Following an adjudication, the adjudicator determined that ZS Queenscliff was entitled to payment in respect of all of the third party trades invoices and 4 of the 5 project management invoices. Modog challenged this determination on the following grounds:
- (invalid payment claim) there was no valid "payment claim" because the email and attached summary payment sheet did not expressly claim payment from Modog for project management services.Modog argued that it should instead be characterised as merely a direction for Modog to pay the third party trades; and
- (multiple payment claims) in addition to the email and attached summary payment, three of the project management invoices purported to be separate payment claims. As a result, Modog claimed that the adjudicator had determined payment in respect of four purported "payment claims" for a single "reference date", which constituted a jurisdictional error.

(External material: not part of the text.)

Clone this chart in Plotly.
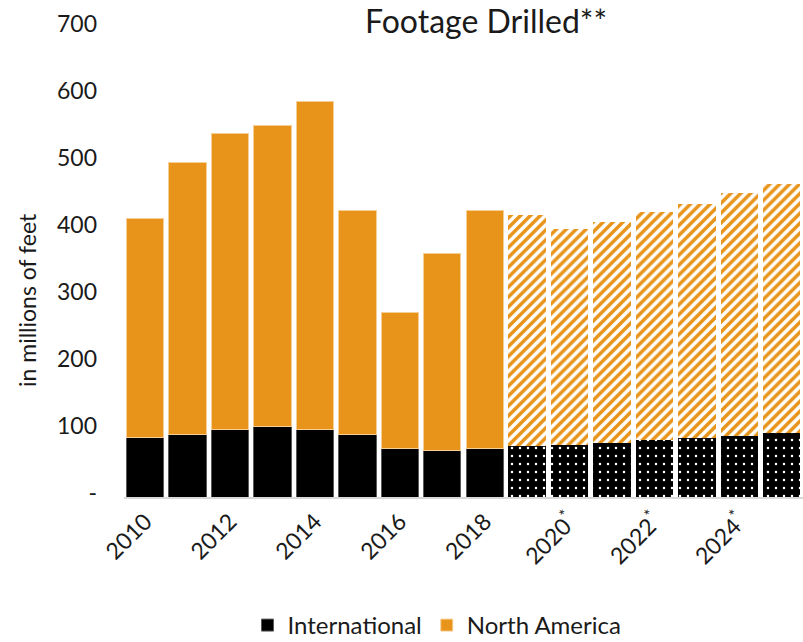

Modog's arguments rejected
In respect of these issues, Justice Henry held that the:
- terms of the email and attached summary payment sheet, when understood in the context of the past dealings between the parties, meant that those documents should together constitute a valid "payment claim". In particular, it was held that "unclear drafting in a document which a party purports to be a payment claim and which may lead to confusion because it is open to different interpretation, does not, in my view, necessarily raise a jurisdictional error. The parameters of a payment claim are a matter for an adjudicator, as are its scope and nature"; and
- three project management invoices – which were "in a more traditional form of payment claim" – did not represent separate and distinct payment claims. As a matter of "substance over form", there was only one "payment claim", which incorporated the email and attached project summary sheet and the subsequent emails that attached numerous invoices for trades and project management services.